In re Adoption of MRD and TMD: Twin Exceptions fail to authorize adoption of Twins
A Father leaves a Mother shortly before she learns she’s pregnant. With almost no exception, the Father has no contact with his Twin Children for the next eight years until he gets married and suddenly files for custody. The Mother, who has raised the Twins with their maternal Grandfather, wants to terminate the Father’s rights to the Twins to avoid a custody battle, and so Grandfather agrees to “Adopt” the children with her.
But the Adoption Statute isn’t designed to help avoid a Custody fight; it’s designed to allow a child to “bond” the new family unit, and so the moving parent must agree to terminate her own parental rights to the child to terminate the other parent’s rights, unless one of two exceptions is met: 1) where a parent’s new spouse is the adopting party; or 2) for “cause shown,” an exception that turns out to be every bit as pointless as it sounds.
The “cause” exception apparently arises from In re Adoption of R.B.F., 569 Pa. 269 (2002), a case about same-sex, long-term committed couples where the parent wished for a partner to adopt under the spousal exception noted above, but couldn’t because same-sex marriage was then illegal. As Justice Baer points out in his exceptional concurrence, the ongoing vitality of such an “exception” is dubious.
Justice Todd writes for the Court, applauding the Grandfather’s “stepping up” to raise, discipline, provide for and love the Twins, but insists that the “relinquishment” requirement under the Adoption Statute can only be relieved when the adopting party is the parent’s spouse, or for “cause shown.”
“With great admiration for my distinguished colleagues, I am constrained to disagree.” Justice Baer’s typically respectful concurrence agrees in judgment, but “To me, this case is straight-forward.” The Grandfather is not the Mother’s spouse (indeed, he cannot be under Pennsylvania law), and thus, the only valid exception does not qualify. The legislature’s chosen public policy is that children are better off with two parents, that the permanency of marriage is harder to get out of than mere partnership, and that terminating the rights of an absent parent may have unintended consequences, such as cutting of a child’s future ability to inherit through that parent.
Justice Todd takes the unusual step of writing a special concurrence with her own opinion so that, “unconstrained by majority authorship,” she can call on the legislature to provide more latitude for non-traditional family relationships. “[I]n today’s society . . . there are situations where, in my view, it is unfair to require a single parent to have a spouse or partner as a prerequisite to seeking the termination of the rights of the child’s other legal, but absent, parent.”

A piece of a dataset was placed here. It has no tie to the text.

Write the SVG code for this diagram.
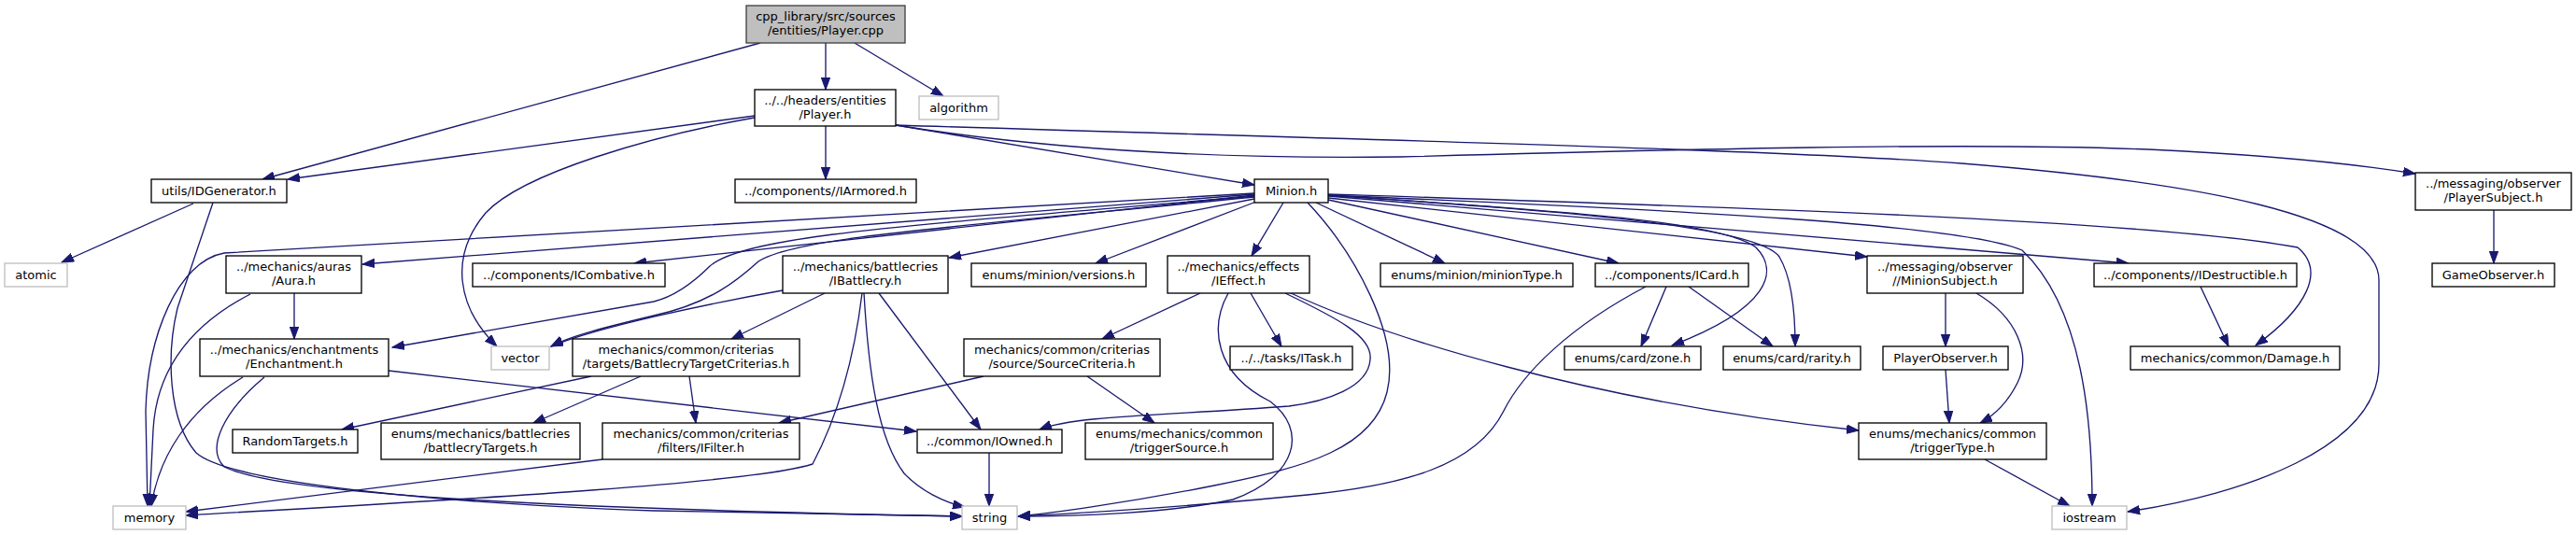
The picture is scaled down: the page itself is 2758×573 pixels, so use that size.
<svg xmlns="http://www.w3.org/2000/svg" width="2758" height="573" viewBox="0 0 2758 573">
<defs>
<marker id="ah" markerUnits="userSpaceOnUse" markerWidth="14" markerHeight="10" refX="13" refY="4.7" orient="auto"><path d="M0,0 L13,4.7 L0,9.4 z" fill="#191970" stroke="#191970" stroke-width="1"/></marker>
<style>
.n rect{fill:#fff;stroke:#000;stroke-width:1.33}
.s rect{fill:#fff;stroke:#bfbfbf;stroke-width:1.33}
.r rect{fill:#bfbfbf;stroke:#404040;stroke-width:1.33}
text{font-family:"DejaVu Sans","Liberation Sans",sans-serif;font-size:13px;fill:#000;text-anchor:middle}
.e path{fill:none;stroke:#191970;stroke-width:1.33;marker-end:url(#ah)}
</style>
</defs>
<rect width="2758" height="573" fill="#fff"/>
<g class="e" id="edges">
<path d="M884,46 L884,96"/>
<path d="M915,46 L1010,103"/>
<path d="M814,46 L281,192"/>
<path d="M808,124 L308,192"/>
<path d="M884,135 L884,192"/>
<path d="M959,134 L1343,198"/>
<path d="M808,126 C700,145 560,185 520,228 C480,275 490,330 532,371"/>
<path d="M959,134 C1150,165 1350,170 1500,168 C1800,160 2100,152 2300,160 C2450,167 2530,177 2586,186"/>
<path d="M959,134 C1400,148 1900,160 2100,175 C2350,195 2547,230 2547,300 L2547,390 C2547,480 2400,530 2278,548"/>
<path d="M207,218 L66,281"/>
<path d="M228,217 L190,330 C178,380 180,450 210,485 C250,520 500,540 700,547 L1030,553"/>
<path d="M315,314 L315,363"/>
<path d="M268,315 C210,345 168,390 164,460 L160,542"/>
<path d="M1343,208 L388,283"/>
<path d="M1343,207 L240,271 C190,280 158,360 156,440 L158,542"/>
<path d="M1343,209 L679,282"/>
<path d="M1343,210 C1000,240 800,250 760,285 C740,305 720,318 700,323 L420,372"/>
<path d="M1343,211 C1000,245 850,255 812,280 C790,300 760,325 700,338 C650,350 610,360 590,371"/>
<path d="M1343,213 L1016,276"/>
<path d="M1345,216 L1173,282"/>
<path d="M1374,217 L1340,274"/>
<path d="M1409,217 L1547,282"/>
<path d="M1422,214 L1733,282"/>
<path d="M1422,209 C1650,225 1840,235 1880,265 C1905,290 1895,330 1790,370"/>
<path d="M1422,209 C1650,225 1880,240 1905,275 C1920,300 1922,340 1922,371"/>
<path d="M1422,212 L1999,275"/>
<path d="M1422,210 L2279,282"/>
<path d="M1422,208 C1800,220 2300,235 2460,265 C2490,290 2470,330 2415,370"/>
<path d="M1422,209 C1800,225 2100,240 2165,268 C2230,330 2240,450 2240,542"/>
<path d="M1400,217 C1450,270 1500,360 1485,420 C1470,480 1400,500 1300,520 C1200,540 1120,550 1090,553"/>
<path d="M1784,307 L1757,371"/>
<path d="M1808,307 L1898,371"/>
<path d="M1762,307 C1680,350 1630,400 1610,440 C1580,500 1500,520 1400,530 C1250,545 1150,550 1090,553"/>
<path d="M1285,314 L1180,363"/>
<path d="M1339,314 L1372,371"/>
<path d="M1315,314 C1295,350 1300,400 1360,430 C1400,460 1390,510 1320,535 C1250,550 1150,553 1090,553"/>
<path d="M1376,314 C1430,340 1470,360 1467,385 C1465,415 1420,430 1380,435 C1250,445 1150,445 1113,460"/>
<path d="M1380,313 C1480,360 1700,430 1990,461"/>
<path d="M883,314 L783,363"/>
<path d="M838,311 C760,325 640,350 590,371"/>
<path d="M923,314 C915,380 900,440 870,497 C800,520 400,540 199,552"/>
<path d="M925,314 C930,400 940,470 968,507 C985,525 1010,538 1033,543"/>
<path d="M941,314 L1050,460"/>
<path d="M633,403 L366,460"/>
<path d="M686,403 L571,453"/>
<path d="M738,403 L745,453"/>
<path d="M1053,403 L834,453"/>
<path d="M1164,403 L1236,453"/>
<path d="M645,492 L199,548"/>
<path d="M260,404 C200,440 170,490 162,542"/>
<path d="M283,404 C240,440 220,480 240,500 C300,530 600,545 1030,553"/>
<path d="M416,397 L981,462"/>
<path d="M1059,485 L1059,542"/>
<path d="M2083,314 L2083,371"/>
<path d="M2116,314 C2160,340 2175,380 2160,410 C2150,430 2135,445 2120,453"/>
<path d="M2083,396 L2087,453"/>
<path d="M2125,492 L2216,542"/>
<path d="M2356,307 L2386,371"/>
<path d="M2670,225 L2670,282"/>
</g>
<g id="cpp" class="r"><rect x="799" y="6" width="170" height="40"/><text x="884" y="22">cpp_library/src/sources</text><text x="884" y="37">/entities/Player.cpp</text></g>
<g id="playerh" class="n"><rect x="808" y="96" width="151" height="39"/><text x="883.5" y="112">../../headers/entities</text><text x="883.5" y="127">/Player.h</text></g>
<g id="algorithm" class="s"><rect x="984" y="103" width="85" height="25"/><text x="1026.5" y="120">algorithm</text></g>
<g id="idgen" class="n"><rect x="162" y="192" width="145" height="25"/><text x="234.5" y="209">utils/IDGenerator.h</text></g>
<g id="iarmored" class="n"><rect x="787" y="192" width="194" height="25"/><text x="884" y="209">../components//IArmored.h</text></g>
<g id="minion" class="n"><rect x="1343" y="192" width="79" height="25"/><text x="1382.5" y="209">Minion.h</text></g>
<g id="playersubject" class="n"><rect x="2586" y="185" width="167" height="40"/><text x="2669.5" y="201">../messaging/observer</text><text x="2669.5" y="216">/PlayerSubject.h</text></g>
<g id="atomic" class="s"><rect x="5" y="282" width="67" height="25"/><text x="38.5" y="299">atomic</text></g>
<g id="aura" class="n"><rect x="242" y="274" width="145" height="40"/><text x="314.5" y="290">../mechanics/auras</text><text x="314.5" y="305">/Aura.h</text></g>
<g id="icombative" class="n"><rect x="506" y="282" width="206" height="25"/><text x="609" y="299">../components/ICombative.h</text></g>
<g id="ibattlecry" class="n"><rect x="838" y="274" width="177" height="40"/><text x="926.5" y="290">../mechanics/battlecries</text><text x="926.5" y="305">/IBattlecry.h</text></g>
<g id="versions" class="n"><rect x="1040" y="282" width="187" height="25"/><text x="1133.5" y="299">enums/minion/versions.h</text></g>
<g id="ieffect" class="n"><rect x="1250" y="274" width="152" height="40"/><text x="1326" y="290">../mechanics/effects</text><text x="1326" y="305">/IEffect.h</text></g>
<g id="miniontype" class="n"><rect x="1478" y="282" width="206" height="25"/><text x="1581" y="299">enums/minion/minionType.h</text></g>
<g id="icard" class="n"><rect x="1708" y="282" width="164" height="25"/><text x="1790" y="299">../components/ICard.h</text></g>
<g id="minionsubject" class="n"><rect x="1999" y="274" width="167" height="40"/><text x="2082.5" y="290">../messaging/observer</text><text x="2082.5" y="305">//MinionSubject.h</text></g>
<g id="idestructible" class="n"><rect x="2242" y="282" width="217" height="25"/><text x="2350.5" y="299">../components//IDestructible.h</text></g>
<g id="gameobserver" class="n"><rect x="2604" y="282" width="131" height="25"/><text x="2669.5" y="299">GameObserver.h</text></g>
<g id="enchantment" class="n"><rect x="214" y="363" width="202" height="40"/><text x="315" y="379">../mechanics/enchantments</text><text x="315" y="394">/Enchantment.h</text></g>
<g id="vector" class="s"><rect x="526" y="371" width="62" height="25"/><text x="557" y="388">vector</text></g>
<g id="btc" class="n"><rect x="613" y="363" width="243" height="40"/><text x="734.5" y="379">mechanics/common/criterias</text><text x="734.5" y="394">/targets/BattlecryTargetCriterias.h</text></g>
<g id="sourcecriteria" class="n"><rect x="1032" y="363" width="210" height="40"/><text x="1137" y="379">mechanics/common/criterias</text><text x="1137" y="394">/source/SourceCriteria.h</text></g>
<g id="itask" class="n"><rect x="1317" y="371" width="131" height="25"/><text x="1382.5" y="388">../../tasks/ITask.h</text></g>
<g id="zone" class="n"><rect x="1675" y="371" width="146" height="25"/><text x="1748" y="388">enums/card/zone.h</text></g>
<g id="rarity" class="n"><rect x="1845" y="371" width="147" height="25"/><text x="1918.5" y="388">enums/card/rarity.h</text></g>
<g id="playerobserver" class="n"><rect x="2016" y="371" width="134" height="25"/><text x="2083" y="388">PlayerObserver.h</text></g>
<g id="damage" class="n"><rect x="2281" y="371" width="224" height="25"/><text x="2393" y="388">mechanics/common/Damage.h</text></g>
<g id="randomtargets" class="n"><rect x="249" y="460" width="134" height="25"/><text x="316" y="477">RandomTargets.h</text></g>
<g id="battlecrytargets" class="n"><rect x="408" y="453" width="213" height="39"/><text x="514.5" y="469">enums/mechanics/battlecries</text><text x="514.5" y="484">/battlecryTargets.h</text></g>
<g id="ifilter" class="n"><rect x="645" y="453" width="211" height="39"/><text x="750.5" y="469">mechanics/common/criterias</text><text x="750.5" y="484">/filters/IFilter.h</text></g>
<g id="iowned" class="n"><rect x="982" y="460" width="155" height="25"/><text x="1059.5" y="477">../common/IOwned.h</text></g>
<g id="triggersource" class="n"><rect x="1162" y="453" width="201" height="39"/><text x="1262.5" y="469">enums/mechanics/common</text><text x="1262.5" y="484">/triggerSource.h</text></g>
<g id="triggertype" class="n"><rect x="1990" y="453" width="201" height="39"/><text x="2090.5" y="469">enums/mechanics/common</text><text x="2090.5" y="484">/triggerType.h</text></g>
<g id="memory" class="s"><rect x="121" y="542" width="78" height="25"/><text x="160" y="559">memory</text></g>
<g id="string" class="s"><rect x="1030" y="542" width="59" height="25"/><text x="1059.5" y="559">string</text></g>
<g id="iostream" class="s"><rect x="2197" y="542" width="80" height="25"/><text x="2237" y="559">iostream</text></g>
</svg>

Justice Wecht offers his view that petitions for termination of parental rights “are not to be used as weapons in child custody litigation, and that our courts must rebuff such attempts” to use “extreme and last-ditch” measures to resolve custody disputes. Justice Wecht closes his opinion with the sharpness one is accustomed to expect from custody disputes, speculating that the trial judge’s ruling in this case “create[d] a potpourri of remedies” for the Mother, and arguing that “it is critically important that our judges not make bad situations worse by allowing often-angry parents to turn custody disputes into orphan factories.”